Check every line below for the word "chart" and copy the ones that have it.

- Stored data entries -
++++++++++
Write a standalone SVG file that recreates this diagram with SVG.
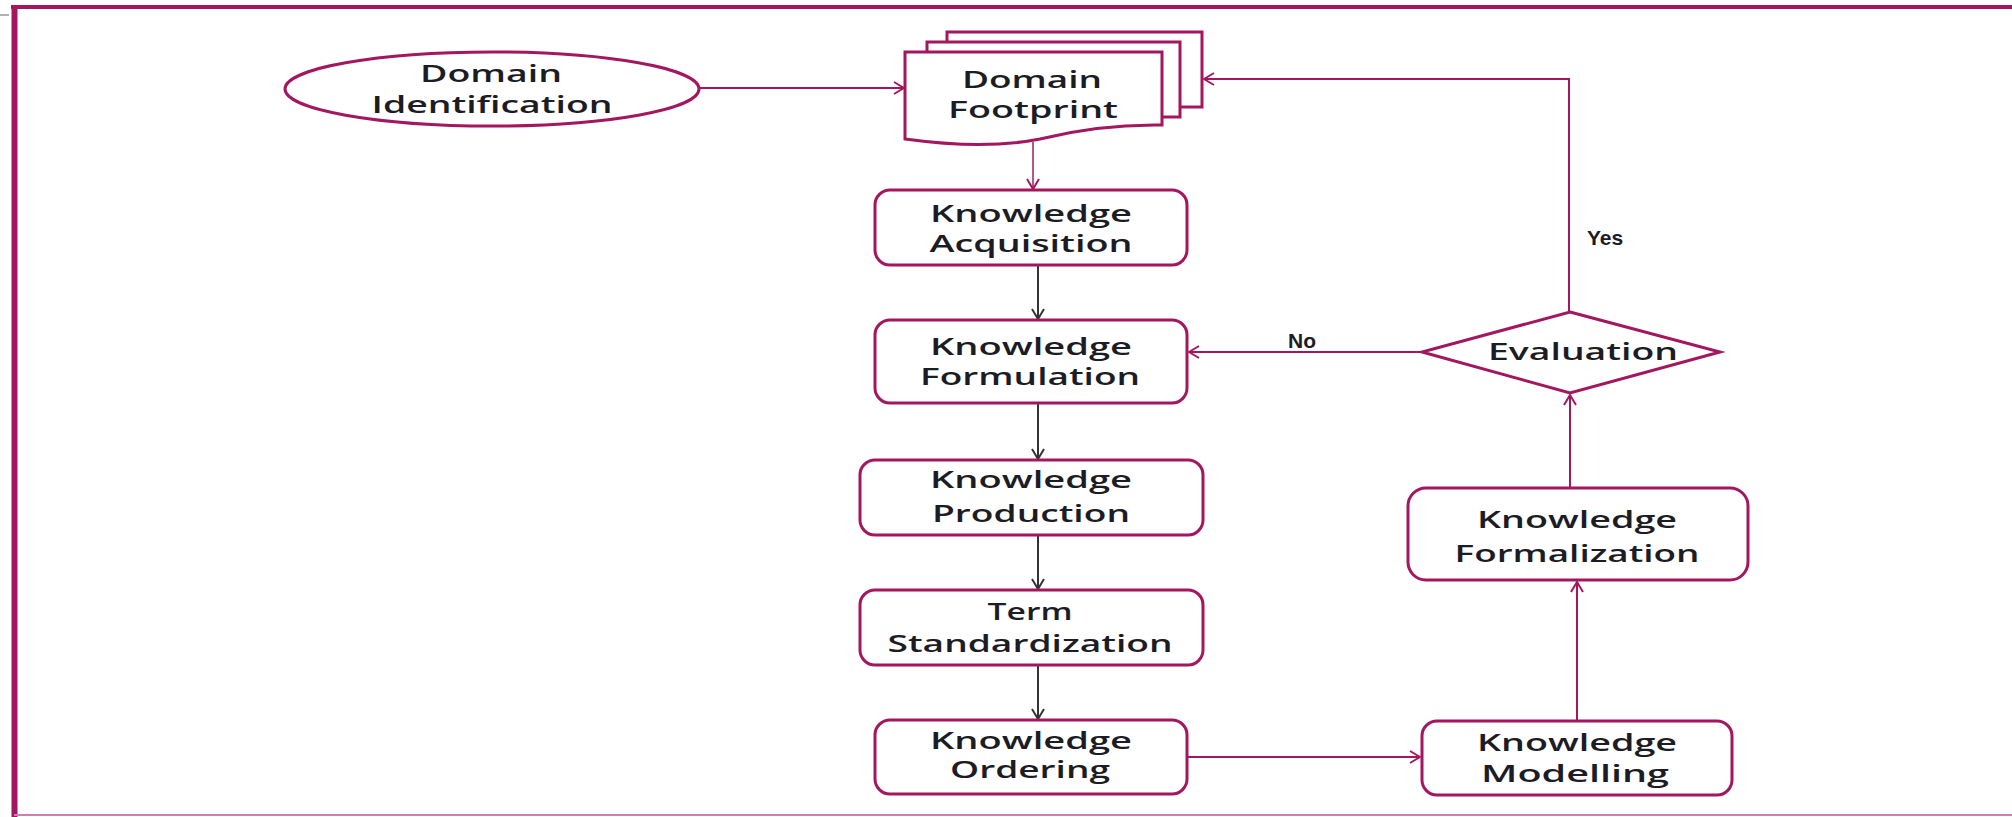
<svg xmlns="http://www.w3.org/2000/svg" width="2012" height="817" viewBox="0 0 2012 817">
<defs>
<style>
.n{fill:#fff;stroke:#a3175f;stroke-width:3}
.t{font-family:"Open Sans","Liberation Sans",sans-serif;font-weight:600;font-size:23px;fill:#1c1c24;text-anchor:middle}
.c{fill:none;stroke:#a3175f;stroke-width:2}
.k{fill:none;stroke:#333;stroke-width:2}
.l{font-family:"Liberation Sans",Arial,sans-serif;font-weight:700;font-size:21px;fill:#1c1c24}
</style>
<marker id="am" viewBox="0 0 12 14" markerWidth="12" markerHeight="14" refX="11" refY="7" orient="auto" markerUnits="userSpaceOnUse">
<path d="M1,1 L11,7 L1,13" fill="none" stroke="#a3175f" stroke-width="2"/>
</marker>
<marker id="ak" viewBox="0 0 12 14" markerWidth="12" markerHeight="14" refX="11" refY="7" orient="auto" markerUnits="userSpaceOnUse">
<path d="M1,1 L11,7 L1,13" fill="none" stroke="#333" stroke-width="2"/>
</marker>
</defs>
<rect width="2012" height="817" fill="#fff"/>
<g id="frame">
<line x1="0" y1="15" x2="9" y2="15" stroke="#999" stroke-width="1.5"/>
<line x1="11" y1="7" x2="2012" y2="7" stroke="#a3175f" stroke-width="4"/>
<line x1="14.5" y1="5" x2="14.5" y2="817" stroke="#a3175f" stroke-width="6"/>
<line x1="14" y1="815" x2="2012" y2="815" stroke="#cf7fae" stroke-width="2"/>
</g>
<g id="connectors">
<line class="c" x1="700" y1="88" x2="904" y2="88" marker-end="url(#am)"/>
<polyline class="c" points="1569,311 1569,79 1204,79" marker-end="url(#am)"/>
<line x1="1033" y1="142" x2="1033" y2="189" stroke="#b8568c" stroke-width="2" marker-end="url(#am)"/>
<line class="k" x1="1038" y1="266" x2="1038" y2="319" marker-end="url(#ak)"/>
<line class="k" x1="1038" y1="404" x2="1038" y2="459" marker-end="url(#ak)"/>
<line class="k" x1="1038" y1="535" x2="1038" y2="589" marker-end="url(#ak)"/>
<line class="k" x1="1038" y1="665" x2="1038" y2="719" marker-end="url(#ak)"/>
<line class="c" x1="1188" y1="757" x2="1420" y2="757" marker-end="url(#am)"/>
<line class="c" x1="1577" y1="721" x2="1577" y2="582" marker-end="url(#am)"/>
<line class="c" x1="1570" y1="487" x2="1570" y2="395" marker-end="url(#am)"/>
<line class="c" x1="1422" y1="352" x2="1189" y2="352" marker-end="url(#am)"/>
<text class="l" x="1288" y="348">No</text>
<text class="l" x="1587" y="245">Yes</text>
</g>
<g id="domain-identification">
<ellipse class="n" cx="492" cy="89" rx="207" ry="37"/>
<text class="t" x="491" y="82" textLength="142" lengthAdjust="spacingAndGlyphs">Domain</text>
<text class="t" x="492" y="113" textLength="241" lengthAdjust="spacingAndGlyphs">Identification</text>
</g>
<g id="domain-footprint">
<path class="n" d="M947,42 V32 H1202 V107 H1180"/>
<path class="n" d="M927,52 V42 H1180 V117 H1162"/>
<path class="n" d="M905,52 H1162 V125 Q1100,124 1040,139 Q985,150 905,139 Z"/>
<text class="t" x="1032" y="88" textLength="140" lengthAdjust="spacingAndGlyphs">Domain</text>
<text class="t" x="1033" y="118" textLength="170" lengthAdjust="spacingAndGlyphs">Footprint</text>
</g>
<g id="knowledge-acquisition">
<rect class="n" x="875" y="190" width="312" height="75" rx="15"/>
<text class="t" x="1031" y="222" textLength="202" lengthAdjust="spacingAndGlyphs">Knowledge</text>
<text class="t" x="1031" y="252" textLength="203" lengthAdjust="spacingAndGlyphs">Acquisition</text>
</g>
<g id="knowledge-formulation">
<rect class="n" x="875" y="320" width="312" height="83" rx="15"/>
<text class="t" x="1031" y="355" textLength="202" lengthAdjust="spacingAndGlyphs">Knowledge</text>
<text class="t" x="1030" y="385" textLength="220" lengthAdjust="spacingAndGlyphs">Formulation</text>
</g>
<g id="knowledge-production">
<rect class="n" x="860" y="460" width="343" height="75" rx="15"/>
<text class="t" x="1031" y="488" textLength="202" lengthAdjust="spacingAndGlyphs">Knowledge</text>
<text class="t" x="1031" y="522" textLength="198" lengthAdjust="spacingAndGlyphs">Production</text>
</g>
<g id="term-standardization">
<rect class="n" x="860" y="590" width="343" height="75" rx="15"/>
<text class="t" x="1030" y="620" textLength="85" lengthAdjust="spacingAndGlyphs">Term</text>
<text class="t" x="1030" y="652" textLength="285" lengthAdjust="spacingAndGlyphs">Standardization</text>
</g>
<g id="knowledge-ordering">
<rect class="n" x="875" y="720" width="312" height="74" rx="15"/>
<text class="t" x="1031" y="749" textLength="202" lengthAdjust="spacingAndGlyphs">Knowledge</text>
<text class="t" x="1030" y="778" textLength="160" lengthAdjust="spacingAndGlyphs">Ordering</text>
</g>
<g id="knowledge-modelling">
<rect class="n" x="1422" y="721" width="310" height="74" rx="15"/>
<text class="t" x="1577" y="751" textLength="200" lengthAdjust="spacingAndGlyphs">Knowledge</text>
<text class="t" x="1575" y="782" textLength="188" lengthAdjust="spacingAndGlyphs">Modelling</text>
</g>
<g id="knowledge-formalization">
<rect class="n" x="1408" y="488" width="340" height="92" rx="18"/>
<text class="t" x="1577" y="528" textLength="200" lengthAdjust="spacingAndGlyphs">Knowledge</text>
<text class="t" x="1577" y="562" textLength="245" lengthAdjust="spacingAndGlyphs">Formalization</text>
</g>
<g id="evaluation">
<polygon class="n" points="1570,312 1720,352 1570,393 1422,352"/>
<text class="t" x="1583" y="360" textLength="190" lengthAdjust="spacingAndGlyphs">Evaluation</text>
</g>
</svg>
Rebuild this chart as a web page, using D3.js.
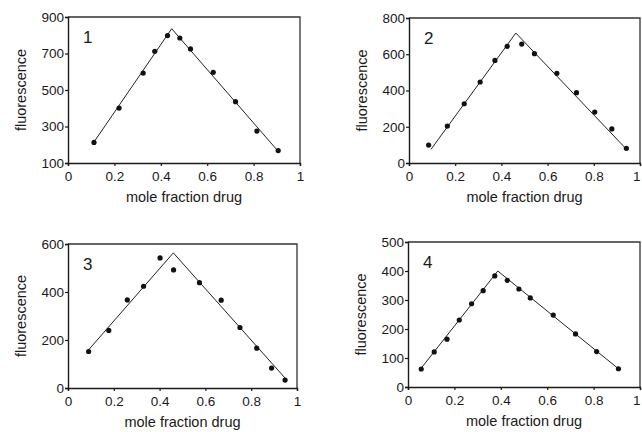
<!DOCTYPE html>
<html>
<head>
<meta charset="utf-8">
<script src="https://cdn.jsdelivr.net/npm/d3@7"></script>
<style>
  body { margin: 0; background: #fff; }
  svg { display: block; }
</style>
</head>
<body>
<svg id="chart" width="642" height="432"></svg>
<script>
// mole fraction of drug vs measured fluorescence, four titrations
var frac1 = [0.112, 0.220, 0.324, 0.374, 0.429, 0.482, 0.528, 0.626, 0.722, 0.814, 0.906];
var fluo1 = [213, 401, 593, 712, 798, 785, 725, 597, 436, 275, 168];
var fitX1 = [0.112, 0.447, 0.906];
var fitY1 = [215, 836, 164];

var frac2 = [0.085, 0.166, 0.239, 0.308, 0.372, 0.425, 0.488, 0.543, 0.640, 0.725, 0.804, 0.878, 0.941];
var fluo2 = [99, 204, 327, 447, 566, 644, 656, 603, 495, 388, 281, 188, 81];
var fitX2 = [0.095, 0.4625, 0.940];
var fitY2 = [75, 717, 78];

var frac3 = [0.090, 0.178, 0.259, 0.330, 0.402, 0.461, 0.574, 0.669, 0.751, 0.824, 0.889, 0.948];
var fluo3 = [152, 240, 367, 424, 542, 492, 439, 366, 252, 166, 83, 33];
var fitX3 = [0.090, 0.460, 0.950];
var fitY3 = [159, 563, 39];

var frac4 = [0.057, 0.113, 0.168, 0.221, 0.274, 0.324, 0.374, 0.428, 0.478, 0.527, 0.626, 0.722, 0.813, 0.907];
var fluo4 = [62, 121, 165, 231, 287, 332, 383, 368, 338, 307, 248, 183, 122, 63];
var fitX4 = [0.057, 0.387, 0.907];
var fitY4 = [65, 400, 63];

var xTicks = [0, 0.2, 0.4, 0.6, 0.8, 1];
var yTicks1 = [100, 300, 500, 700, 900];
var yTicks2 = [0, 200, 400, 600, 800];
var yTicks3 = [0, 200, 400, 600];
var yTicks4 = [0, 100, 200, 300, 400, 500];

var panels = [
    { label: '1', frac: frac1, fluo: fluo1, fitX: fitX1, fitY: fitY1, yTicks: yTicks1, box: [68, 300, 17, 163] },
    { label: '2', frac: frac2, fluo: fluo2, fitX: fitX2, fitY: fitY2, yTicks: yTicks2, box: [409, 640, 18, 163] },
    { label: '3', frac: frac3, fluo: fluo3, fitX: fitX3, fitY: fitY3, yTicks: yTicks3, box: [68, 297, 244, 388] },
    { label: '4', frac: frac4, fluo: fluo4, fitX: fitX4, fitY: fitY4, yTicks: yTicks4, box: [408, 640, 242, 387] },
];

var FONT = 'Liberation Sans, Arial, Helvetica, sans-serif';
var INK = '#1a1a1a';
var svg = d3.select('#chart');

panels.forEach(function(p) {
    var l = p.box[0], r = p.box[1], t = p.box[2], b = p.box[3];
    var x = d3.scaleLinear().domain([0, 1]).range([l, r]);
    var y = d3.scaleLinear()
        .domain([p.yTicks[0], p.yTicks[p.yTicks.length - 1]])
        .range([b, t]);

    var g = svg.append('g');

    // frame (top + right sides)
    g.append('path')
        .attr('d', `M${l},${t}H${r}V${b}`)
        .attr('fill', 'none')
        .attr('stroke', '#333')
        .attr('stroke-width', 1.3);

    var xAxis = g.append('g')
        .attr('transform', `translate(0,${b})`)
        .call(d3.axisBottom(x).tickValues(xTicks).tickSize(3).tickPadding(5)
              .tickFormat(d => d === 0 || d === 1 ? d3.format('d')(d) : d3.format('.1f')(d)));
    var yAxis = g.append('g')
        .attr('transform', `translate(${l},0)`)
        .call(d3.axisLeft(y).tickValues(p.yTicks).tickSize(3).tickPadding(1));

    [xAxis, yAxis].forEach(function(ax) {
        ax.select('.domain').attr('stroke', INK).attr('stroke-width', 1.4);
        ax.selectAll('.tick line').attr('stroke', INK).attr('stroke-width', 1.2);
        ax.selectAll('.tick text')
            .attr('fill', INK)
            .attr('font-family', FONT)
            .attr('font-size', 13.5);
    });

    // the "1" on the right edge is clipped in the source; keep it inside the page
    if (r > 630) {
        xAxis.selectAll('.tick text').filter(d => d === 1)
            .attr('text-anchor', 'end').attr('dx', 0);
    }

    g.append('text')
        .attr('x', (l + r) / 2)
        .attr('y', b + 39)
        .attr('text-anchor', 'middle')
        .attr('font-family', FONT)
        .attr('font-size', 14.5)
        .attr('fill', INK)
        .text('mole fraction drug');

    g.append('text')
        .attr('transform', `translate(${l - 42},${(t + b) / 2}) rotate(-90)`)
        .attr('text-anchor', 'middle')
        .attr('font-family', FONT)
        .attr('font-size', 14.5)
        .attr('fill', INK)
        .text('fluorescence');

    g.append('text')
        .attr('x', l + 15)
        .attr('y', t + 26)
        .attr('font-family', FONT)
        .attr('font-size', 17)
        .attr('fill', INK)
        .text(p.label);

    var fit = p.fitX.map((v, i) => [v, p.fitY[i]]);
    g.append('path')
        .datum(fit)
        .attr('fill', 'none')
        .attr('stroke', '#222')
        .attr('stroke-width', 1)
        .attr('d', d3.line().x(d => x(d[0])).y(d => y(d[1])));

    g.selectAll('circle')
        .data(p.frac.map((v, i) => [v, p.fluo[i]]))
        .join('circle')
        .attr('cx', d => x(d[0]))
        .attr('cy', d => y(d[1]))
        .attr('r', 2.6)
        .attr('fill', '#111');
});
</script>
</body>
</html>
++++++++++
- Task output -
Rebuild this chart as a web page, using D3.js.
<svg id="chart" width="642" height="432"></svg>
var svg = d3.select('#chart');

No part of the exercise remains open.